Он одной рукой, как обезьяна, держался за корень наклонившегося дерева, а другой, в которой было зажато самодельное удилище, пытался поймать рыбу.
Прошел час, второй, третий – ничего, ни поклевки. Ни у нас, ни у него. Как часто бывает в таких случаях, от злости перешли на «эсперанто». Леня кричит:
– Мужик! Чего ж тут рыба так х…во ловится?
Тот отвечает:
– Не то что х…во, а даже очень плохо!
В нашем театре были замечательные рыбаки: Володя Ушаков, Клеон Протасов и, конечно, Родион Александров. Породистый, дворянских кровей красавец, джентльмен. Уж если у нас кто-то и смахивал на артиста академического театра, то это он.
Холодным летом 1983 года охотницко-рыболовецкая бригада в составе Р. Александрова, М. Державина и вашего (ихнего) покорного слуги, воспользовавшись отпуском в театре, вырвалась в Костромскую область, на великую реку с целью укрепить то, что в простонародье называется здоровьем. Поселились в пансионате. Великая река цвела из-за бесконечных шлюзов и ГРЭС и рыбы не давала. Бригада готова была впасть в отчаяние и начать подрывать то, что хотела укреплять, при помощи того, что можно выудить на суше. Но руководитель артели Родион Александров (браконьерская кличка Родя) не стал ждать милостей от природы, а стал их брать… Брезгливо взглянув на шведскую удочку с волжским червем на конце (удочки) в руках Мих.
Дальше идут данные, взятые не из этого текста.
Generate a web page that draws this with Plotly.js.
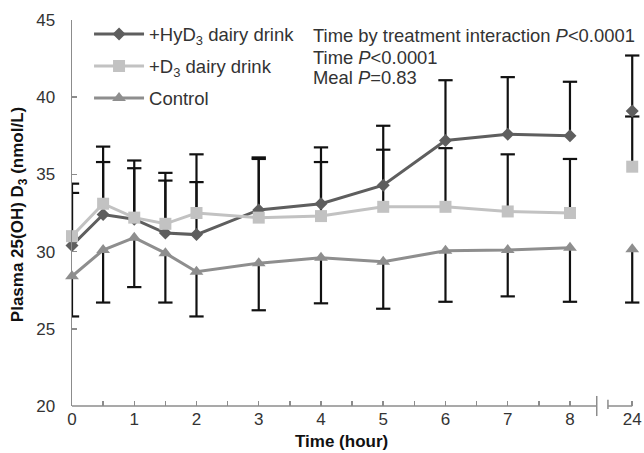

Мих., он пошел на кухню, посредством обаяния украл три алюминиевые кастрюли, личным сверлом превратил их в помесь решета с дуршлагом, набил последние черствым хлебом (так как бригаде мучного нельзя, а рыбам можно), на леске (0,5) смонтировал три кольца с грузом, отдельно пустил леску (0, 3) с веером крючков и велел Мих. Мих. и вашему (ихнему) покорному слуге ехать на ближайшую ферму. Там мы в туче слепней и комаров вгрызлись в родной край и добыли фирменных, упругих темно-коричневых червей.
Смахнув скупую мужскую слезу (это – аллегория: ни слез, ни мужчин под рукой не было), мы оттолкнули руководителя от берега.